In other honors from Berlin’s indie juries, Jehane Noujaim‘s Oscar-nominated docudrama The Square, about the Egyptian uprising, won the Amnesty International Film Prize; the Dialogue en Perspective prize from the French-German Youth Office went to Anywhere Else from German director Ester Amrami and a Nicole Vogele‘s documentary Fog received a special mention.
Turkish drama The Lamb from veteran director Kutlug Ataman (Lola and Billy the Kid) won the CICAE Art Cinema Award for best film screening in Berlin’s Panorama sidebar while the CICAE prize for best film in the Forum section was awarded to She’s Lost Control from director Anja Marquardt.
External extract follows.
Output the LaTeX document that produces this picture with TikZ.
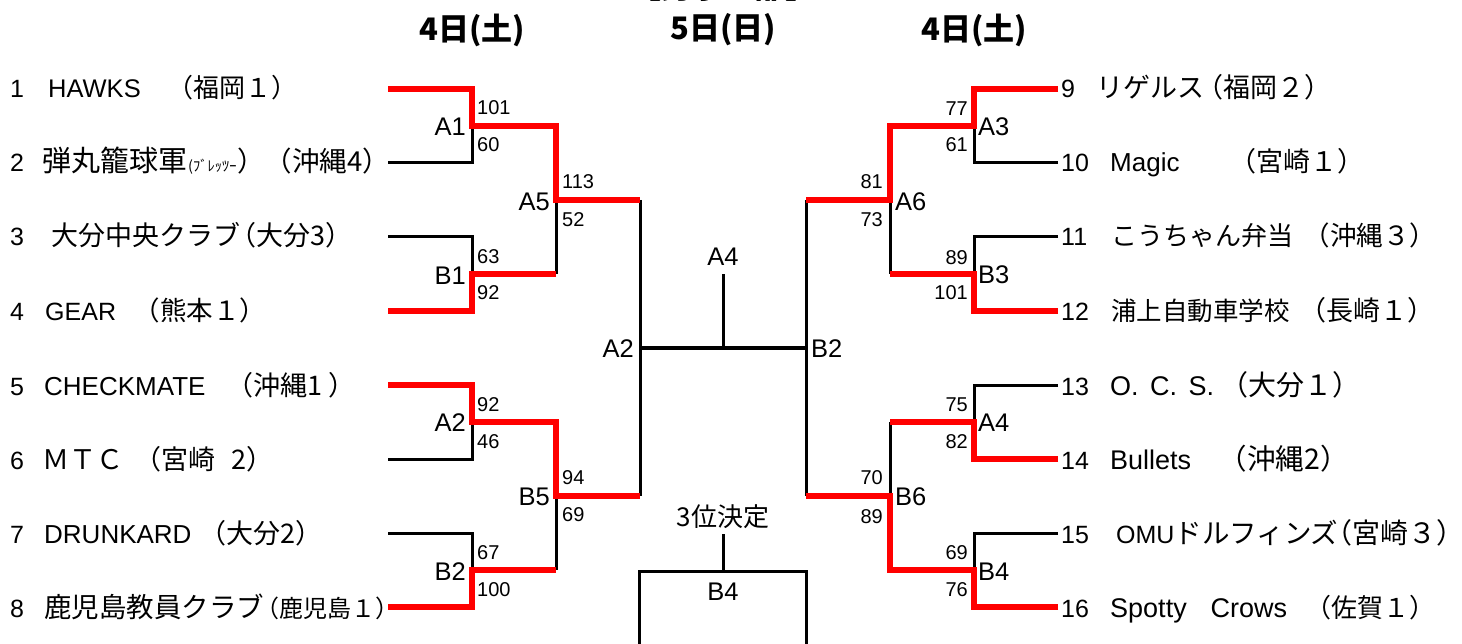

The Caligari Film Prize went to The Great Museum from director Johannes Holzhausen. The Made In Germany honor for best film in the Perspektive Deutsches Kino sidebar was awarded ex aequo to director Sandra Kaudelka for Intershop and to Sebastian Mez for 274.
The NETPAC Prize for best Asian entry at the Berlinale was awarded ex aequo to Kelvin Kyung Kun Park‘s A Dream of Iron and Non-fiction Diary from Jung Yoon-suk.
Readers of Berlin daily the Tagesspiegel picked Czech/Slovak drama Velvet Terrorists, from directors Ivan Ostrochovsky, Pavol Pekarcik, and Peter Kerekes, as its top film from Berlin’s Forum sidebar.
The readers of gay city magazine Die Siegessaule, picked Sophie Hyde‘s 52 Tuesdays, a winner at Sundance and of Berlin’s Crystal Bear for best youth film, as it’s top title exploring LGBT themes.